A Valenciennes, trois interlocuteurs face aux industriels (Ville & Transports 29/01/2013 – p59)
L'industrie ferroviaire cherchait un interlocuteur. Elle en a trouvé trois. La Fédération des industries ferroviaires (FIF) n'avait pas réussi à retenir l'attention d'Eric Besson, le ministre de l'Industrie du gouvernement précédent, à qui elle avait remis en avril 2012 son document d'organisation de la filière, Ambition 2020. Mais, le vendredi 11 janvier, pour la réunion du Comité stratégique de la filière ferroviaire, Arnaud Montebourg, le ministre du Redressement productif, Nicole Bricq, la ministre du Commerce extérieur, et Frédéric Cuvillier, le ministre des Transports, se sont rendus à Valenciennes.

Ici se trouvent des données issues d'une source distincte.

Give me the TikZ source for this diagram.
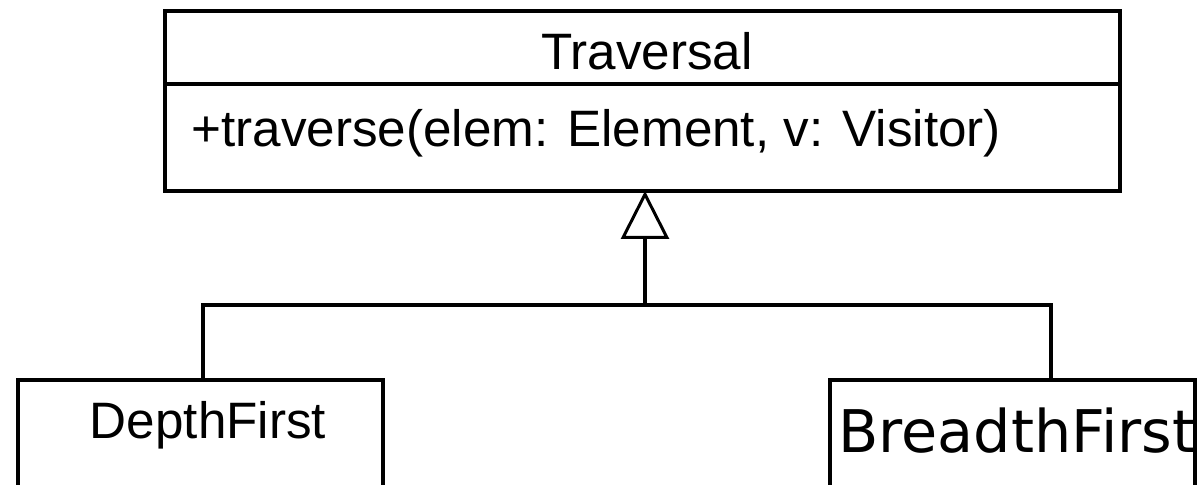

Le secteur ferroviaire national a tout pour retenir l'attention d'un Montebourg apôtre du patriotisme économique et de la réindustrialisation, Jean-Pierre Audoux, le délégué général de la FIF, se réjouit donc de « la volonté de montrer que la filière est prise tout à fait au sérieux ». Et, ajoute-t-il, « ce n'est pas un discours de façade. » Au programme de la journée, la visite d'une PME spécialiste de la tôlerie fine ou de la tôlerie structurelle en matériaux métalliques travaillant pour le ferroviaire (mais aussi le nucléaire ou la défense) : le groupe Deprecq (160 personnes, 18 millions de CA sur deux sites, Raismes et Saint-Amand-les-Eaux), dont la présidente, Antoinette Cousin, est vice-présidente de l'AIF (l'Association des industries ferroviaires du Nord-Pas-de-Calais). Symbole d'une PME performante directement exposée à la mondialisation et partie prenante de la politique de cluster. Deuxième étape de la journée, la réunion du comité stratégique de filière, dans l'usine Alstom de Petite-Forêt, où Arnaud Montebourg a eu le plaisir d'être accueilli par des hôtesses en marinière, «emblème du redressement productif », a-t-il souligné. Un ministre les yeux fixés sur la «nouvelle ligne bleue des Vosges » qu'est selon lui le déficit commercial. Il y a urgence, puisque, souligne Henri-Poupart-Lafarge, le patron d'Alstom Transport, « les carnets de commande se vident », et qu'il s'agit de renforcer la compétitivité.
Pour le gouvernement, dans chaque filière, le ferroviaire comme lés autres, le maître mot c'est l'innovation. Dans l'automobile, cela prend la forme de l'impératif fixé par le Premier ministre, de proposer d'ici 2020 une voiture consommant 2 litres aux 100 km.
Dans le ferroviaire aussi, face à des concurrents chinois, dont certains à peine nés dépassent les constructeurs européens, la différence peut venir de l'innovation. Pour l'organisation de la filière, on sait qu'en France les entreprises de taille intermédiaire (ITE) font cruellement défaut. Pas si simple de combler le trou entre les énormes donneurs d'ordre (Alstom, Bombardier) et des PME dont la concentration est ralentie par des questions de capital familial. Le gouvernement mise donc sur une dynamique de clusters. Et comme il donne le coup de pouce attendu aux vues de la Fédération des industries ferroviaires, en aidant à la structuration de la filière, notamment par la création d'un fonds de modernisation des équipementiers ferroviaires, et comme le gouvernement lance un appel à manifestation d'intérêt avec une enveloppe de 40 millions d'euros « pour soutenir la recherche et développement et la production des projets les plus innovants », en échange, il fixe un cap à l'industrie. Une réalisation phare, emblématique de l'innovation : le TGV du futur, qu'Arnaud Montebourg demande pour 2018. Car faire la course en tête semble la seule stratégie pour ne pas être éliminé.